Stitch by perfect stitch, Andrew Garvie makes exquisite dolls in the finest antique style. Like him, they are diminutive, but graceful, unique and with surprising depths. Perhaps that’s why he answers the enigmatic personal ad in his collector’s magazine.
Letter by letter, Bramber Winters reveals more of her strange, sheltered life in an institution on Bodmin Moor, and the terrible events that put her there as a child. Andrew knows what it is to be trapped; and as they knit closer together, he weaves a curious plan to rescue her.
On his journey through the old towns of England he reads the fairytales of Ewa Chaplin – potent, eldritch stories which, like her lifelike dolls, pluck at the edges of reality and thread their way into his mind. When Andrew and Bramber meet at last, they will have a choice – to remain alone with their painful pasts or break free and, unlike their dolls, come to life.
A love story of two very real, unusual people, The Dollmaker is also a novel rich with wonders: Andrew’s quest and Bramber’s letters unspool around the dark fables that give our familiar world an uncanny edge.
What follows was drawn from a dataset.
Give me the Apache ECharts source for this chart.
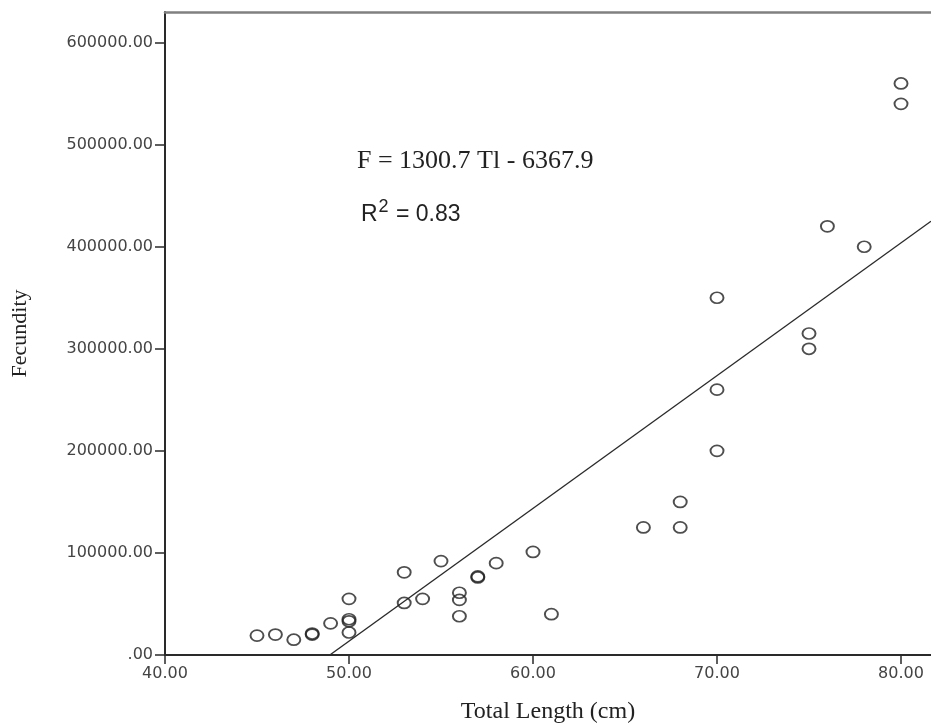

It is this touch of magic that, like the blink of a doll’s eyes, tricks our own . . .
The rave reviews surrounding The Dollmaker by Nina Allan had totally whetted my appetite. I was eager to read it. I really thought I would enjoy the story – modern day life mixed with fairy tales.
Sadly, I didn’t like it.
I just didn’t get it. I didn’t understand why the fairy tales mirrored reality so precisely that I felt that I was reading the same story over and over again. Then when the two morphed into one I was thrown even more.
I think to read The Dollmaker you really need to be able to suspend your disbelief because if you start questioning things too much, then you, like me, will probably find the whole thing a bit boring and confusing.
The Dollmaker by Nina Allan is available now.